The sensor would use optical imaging, a technique similar to X-rays. It uses visible light and photons as means to precisely read signals from the brain.

Dugan said during her F8 keynote that the sensor would be able to differentiate between ideas you want to communicate and thoughts you'd rather keep private.

                     

High ambition, but straightforward aims

While details beyond that outline have been scant, technology journalist April Glaser describes the intent behind the project as straightforward.

"Facebook wants to make money," Glaser tells Day 6 host Brent Bambury.

"They do that by advertising things to us that are really hyper focused on what we signal we're interested in by the amount of time we've spent on a page or the things we say we like or the things we navigate to."

She also notes that the implications of such a technology in Facebook's hands are staggering, despite promises to keep personal privacy intact.

"Transparency's going to be huge here. People are going to want to know what data is being collected at all times and Facebook should be really careful about what they collect," she says.

Dugan, vice president of engineering of Building 8 at Facebook, speaks on stage during the second day of the annual Facebook F8 developers conference in San Jose, California, U.S. (Stephen Lam/Reuters)

Glaser reports for the technology news website ReCode, which is holding the invitation-only Code Conference in Rancho Palos Verdes, California on May 30 to June 1 this year.

The conference is meant to provide organizations as different as Microsoft and the New York Times an opportunity to reflect on the societal impact of current and upcoming technologies.

                     

Thought to text remains on the mind

Translating thought to text, or other means of wordlessly communicating with machines, will likely be a topic of discussion given how Facebook isn't the only company working on a solution.  

Tesla's chief executive Elon Musk launched another company called Neuralink, with the intent of building brain implants that will help humans interact with computers as means of competing with the potential power of artificial intelligence.

"Your output level is so low, particularly on a phone, your two thumbs just tapping away," said Musk at a conference in June, according to the Wall Street Journal.

Neuralink's implants would be more invasive, but Facebook's Dugan referred to traditional modes of human interaction in similar terms, calling speech a "compression algorithm, and a lossy one at that."

Facebook Founder and CEO Mark Zuckerberg exits the stage during the annual Facebook F8 developers conference in San Jose, Calif. (Stephen Lam/Reuters)

"Facebook is thinking of all of the different ways that we can receive and transmit information with as little effort as possible, or with as little interfacing with machines," Glaser says of Facebook's design.

With that capability comes ethical concerns, few of which are clear this early in development.

      

Too early to know the consequences

"It's not a matter of having malicious intent. It's a matter of not thinking through all of the different ways this technology can go awry," says Glaser.

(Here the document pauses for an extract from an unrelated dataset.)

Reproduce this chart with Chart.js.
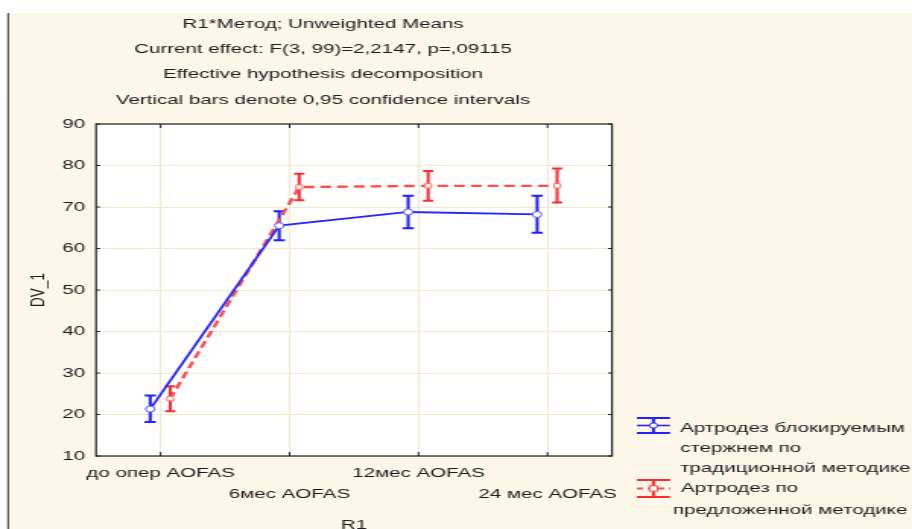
<!DOCTYPE html>
<html>
<head>
<meta charset="utf-8">
<script src="https://cdn.jsdelivr.net/npm/chart.js@4.4.1/dist/chart.umd.min.js"></script>
<style>
  html, body { margin: 0; padding: 0; background: #ffffff; overflow: hidden; }
  /* the drawing is laid out on a 600px canvas and widened to the page width */
  #wrap { position: absolute; left: 0; top: 0; width: 600px; height: 529px;
          transform: scaleX(1.52); transform-origin: 0 0; }
  canvas { display: block; }
</style>
</head>
<body>
<div id="wrap"><canvas id="c" width="600" height="529"></canvas></div>
<script>
// ---- data ----
const CATEGORIES = ['до опер AOFAS', '6мес AOFAS', '12мес AOFAS', '24 мес AOFAS'];

// Артродез блокируемым стержнем по традиционной методике
const TRAD_MEAN = [21.3, 65.5, 68.8, 68.2];
const TRAD_LOW  = [18.2, 62.0, 64.9, 63.8];
const TRAD_HIGH = [24.6, 69.0, 72.7, 72.7];

// Артродез по предложенной методике
const PROP_MEAN = [23.8, 74.8, 75.1, 75.1];
const PROP_LOW  = [20.8, 71.6, 71.5, 71.1];
const PROP_HIGH = [26.8, 78.0, 78.7, 79.3];

const Y_MIN = 10, Y_MAX = 90, Y_STEP = 10;

const TITLE_LINES = [
  'R1*Метод; Unweighted Means',
  'Current effect: F(3, 99)=2,2147, p=,09115',
  'Effective hypothesis decomposition',
  'Vertical bars denote 0,95 confidence intervals'
];
const SERIES_NAMES = [
  ['Артродез блокируемым', 'стержнем по', 'традиционной методике'],
  ['Артродез по', 'предложенной методике']
];
const X_TITLE = 'R1';
const Y_TITLE = 'DV_1';

// ---- styling ----
const FONT = "'Liberation Sans', Arial, sans-serif";
const FONT_SIZE = 13.5;
const TEXT_COLOR = '#1c1c1c';
const PANEL_BG = '#fdf7ea';
const GRID_COLOR = '#f2e9cc';
const BLUE = '#2626ff';
const BLUE_BAR = '#1f1fff';
const RED = '#ff4d4d';
const RED_BAR = '#ff2a2a';
const SHIFT_TRAD = -0.08;   // side-by-side placement within a category
const SHIFT_PROP = 0.075;

const toPoints = (means, shift) => means.map((v, i) => ({ x: i + shift, y: v }));

const INTERVALS = [
  { low: TRAD_LOW, high: TRAD_HIGH, color: BLUE_BAR, cap: 3.7 },
  { low: PROP_LOW, high: PROP_HIGH, color: RED_BAR, cap: 3.4 }
];

// page background, left rule and white plot field
const backdrop = {
  id: 'backdrop',
  beforeDraw(chart) {
    const { ctx, width, height, chartArea: a } = chart;
    ctx.save();
    ctx.fillStyle = '#ffffff';
    ctx.fillRect(0, 0, width, height);
    ctx.fillStyle = PANEL_BG;
    ctx.fillRect(5.3, 13, width, height);
    ctx.strokeStyle = '#2a2a2a';
    ctx.lineWidth = 1;
    ctx.beginPath();
    ctx.moveTo(5.3, 13);
    ctx.lineTo(5.3, height);
    ctx.stroke();
    ctx.fillStyle = '#ffffff';
    ctx.fillRect(a.left, a.top, a.right - a.left, a.bottom - a.top);
    ctx.restore();
  }
};

// confidence-interval whiskers, under the lines and markers
const whiskers = {
  id: 'whiskers',
  beforeDatasetsDraw(chart) {
    const { ctx, scales: { x, y } } = chart;
    ctx.save();
    ctx.lineWidth = 2;
    chart.data.datasets.forEach((ds, d) => {
      const iv = INTERVALS[d];
      ctx.strokeStyle = iv.color;
      ds.data.forEach((p, i) => {
        const px = x.getPixelForValue(p.x);
        const yl = y.getPixelForValue(iv.low[i]);
        const yh = y.getPixelForValue(iv.high[i]);
        ctx.beginPath();
        ctx.moveTo(px, yl); ctx.lineTo(px, yh);
        ctx.moveTo(px - iv.cap, yl); ctx.lineTo(px + iv.cap, yl);
        ctx.moveTo(px - iv.cap, yh); ctx.lineTo(px + iv.cap, yh);
        ctx.stroke();
      });
    });
    ctx.restore();
  }
};

// plot frame with short inward tick marks on all four sides
const frame = {
  id: 'frame',
  afterDraw(chart) {
    const { ctx, chartArea: a, scales: { x, y } } = chart;
    ctx.save();
    ctx.strokeStyle = '#1e1e1e';
    ctx.lineWidth = 1.2;
    ctx.strokeRect(a.left, a.top, a.right - a.left, a.bottom - a.top);
    ctx.lineWidth = 1;
    ctx.beginPath();
    y.ticks.forEach(t => {
      const py = y.getPixelForValue(t.value);
      ctx.moveTo(a.left, py); ctx.lineTo(a.left + 2.6, py);
      ctx.moveTo(a.right, py); ctx.lineTo(a.right - 2.6, py);
    });
    x.ticks.forEach(t => {
      const px = x.getPixelForValue(t.value);
      ctx.moveTo(px, a.bottom); ctx.lineTo(px, a.bottom - 4);
      ctx.moveTo(px, a.top); ctx.lineTo(px, a.top + 4);
    });
    ctx.stroke();
    ctx.restore();
  }
};

// heading lines above the plot
const heading = {
  id: 'heading',
  afterDraw(chart) {
    const { ctx } = chart;
    ctx.save();
    ctx.font = FONT_SIZE + 'px ' + FONT;
    ctx.fillStyle = TEXT_COLOR;
    ctx.textAlign = 'center';
    ctx.textBaseline = 'middle';
    TITLE_LINES.forEach((t, i) => ctx.fillText(t, 212.5, 24 + 25.3 * i));
    ctx.restore();
  }
};

// series key at the lower right
const key = {
  id: 'key',
  afterDraw(chart) {
    const { ctx } = chart;
    const x0 = 419, x1 = 440.8, xm = (x0 + x1) / 2;
    ctx.save();
    // blue entry symbol
    ctx.strokeStyle = BLUE_BAR;
    ctx.lineWidth = 2;
    ctx.beginPath();
    ctx.moveTo(x0, 418); ctx.lineTo(x1, 418);
    ctx.moveTo(x0, 433); ctx.lineTo(x1, 433);
    ctx.moveTo(xm, 418); ctx.lineTo(xm, 433);
    ctx.stroke();
    ctx.strokeStyle = BLUE; ctx.lineWidth = 1.6;
    ctx.beginPath(); ctx.moveTo(x0, 425.5); ctx.lineTo(x1, 425.5); ctx.stroke();
    ctx.fillStyle = '#ffffff'; ctx.strokeStyle = BLUE; ctx.lineWidth = 1;
    ctx.beginPath(); ctx.arc(xm, 425.5, 2.6, 0, Math.PI * 2); ctx.fill(); ctx.stroke();
    // red entry symbol
    ctx.strokeStyle = RED_BAR; ctx.lineWidth = 2;
    ctx.beginPath();
    ctx.moveTo(x0, 480); ctx.lineTo(x1, 480);
    ctx.moveTo(x0, 497); ctx.lineTo(x1, 497);
    ctx.moveTo(xm, 480); ctx.lineTo(xm, 497);
    ctx.stroke();
    ctx.strokeStyle = RED; ctx.lineWidth = 2; ctx.setLineDash([4, 3]);
    ctx.beginPath(); ctx.moveTo(x0, 488.5); ctx.lineTo(x1, 488.5); ctx.stroke();
    ctx.setLineDash([]);
    ctx.fillStyle = '#ffffff'; ctx.strokeStyle = RED; ctx.lineWidth = 1;
    ctx.fillRect(xm - 2.6, 485.9, 5.2, 5.2); ctx.strokeRect(xm - 2.6, 485.9, 5.2, 5.2);
    // labels
    ctx.font = FONT_SIZE + 'px ' + FONT;
    ctx.fillStyle = TEXT_COLOR;
    ctx.textAlign = 'left';
    ctx.textBaseline = 'middle';
    ctx.fillText(SERIES_NAMES[0][0], 447.4, 428);
    ctx.fillText(SERIES_NAMES[0][1], 447.4, 448);
    ctx.fillText(SERIES_NAMES[0][2], 447.4, 468);
    ctx.fillText(SERIES_NAMES[1][0], 448, 488);
    ctx.fillText(SERIES_NAMES[1][1], 442.8, 510);
    ctx.restore();
  }
};

new Chart(document.getElementById('c'), {
  type: 'line',
  data: {
    datasets: [
      {
        label: SERIES_NAMES[0].join(' '),
        data: toPoints(TRAD_MEAN, SHIFT_TRAD),
        borderColor: BLUE,
        borderWidth: 1.8,
        pointStyle: 'circle',
        pointRadius: 3,
        pointBackgroundColor: '#ffffff',
        pointBorderColor: '#5a5aff',
        pointBorderWidth: 1,
        tension: 0
      },
      {
        label: SERIES_NAMES[1].join(' '),
        data: toPoints(PROP_MEAN, SHIFT_PROP),
        borderColor: RED,
        borderWidth: 2.4,
        borderDash: [7, 4],
        pointStyle: 'rect',
        pointRadius: 3,
        pointBackgroundColor: '#ffffff',
        pointBorderColor: '#ff7070',
        pointBorderWidth: 1,
        tension: 0
      }
    ]
  },
  options: {
    responsive: false,
    animation: false,
    devicePixelRatio: 1,
    layout: { padding: { top: 124, right: 197.4, left: 0, bottom: 0 } },
    plugins: { legend: { display: false }, title: { display: false }, tooltip: { enabled: false } },
    scales: {
      x: {
        type: 'linear',
        min: -0.5,
        max: CATEGORIES.length - 0.5,
        afterBuildTicks: s => { s.ticks = CATEGORIES.map((_, i) => ({ value: i })); },
        afterFit: s => { s.height = 73; },
        grid: { color: GRID_COLOR, borderDash: [1, 3], drawTicks: false },
        border: { display: false },
        ticks: {
          autoSkip: false,
          maxRotation: 0,
          padding: 7.25,
          color: TEXT_COLOR,
          font: { family: FONT, size: FONT_SIZE, lineHeight: 1.52 },
          callback: v => {
            const i = Math.round(v);
            return i % 2 === 0 ? CATEGORIES[i] : ['', CATEGORIES[i]];
          }
        },
        title: {
          display: true,
          text: X_TITLE,
          color: TEXT_COLOR,
          font: { family: FONT, size: FONT_SIZE, lineHeight: 0.6 },
          padding: 0
        }
      },
      y: {
        min: Y_MIN,
        max: Y_MAX,
        afterFit: s => { s.width = 63.2; },
        grid: { color: GRID_COLOR, borderDash: [1, 3], drawTicks: false },
        border: { display: false },
        ticks: {
          stepSize: Y_STEP,
          padding: 7.3,
          color: TEXT_COLOR,
          font: { family: FONT, size: FONT_SIZE }
        },
        title: {
          display: true,
          text: Y_TITLE,
          color: TEXT_COLOR,
          font: { family: FONT, size: FONT_SIZE },
          padding: { top: 16.9, bottom: 0 }
        }
      }
    }
  },
  plugins: [backdrop, whiskers, frame, heading, key]
});
</script>
</body>
</html>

Facebook has said the company will build a panel of ethicists and academics to help guide the project.

Dugan has made no promises as to when they'll have a device they can bring to market, however all Building 8 projects have two-year deadlines. 

Attendees watch during a keynote on the second day of the annual Facebook F8 developers conference in San Jose, Calif. (Stephen Lam/Reuters)

Building 8 is simultaneously working on another device that could help translate thoughts into physical sensations. Essentially, it would use clothing to send frequencies through the skin that a person could interpret as ideas.

While these projects will likely not be available publicly in the immediate future, they represent Facebook's desire in the long run to make communication seamless, overriding language and vocabulary, and also improve the company's bottom line.

"It's a very different world than the one we live in now, but they're thinking in those terms," Glaser says.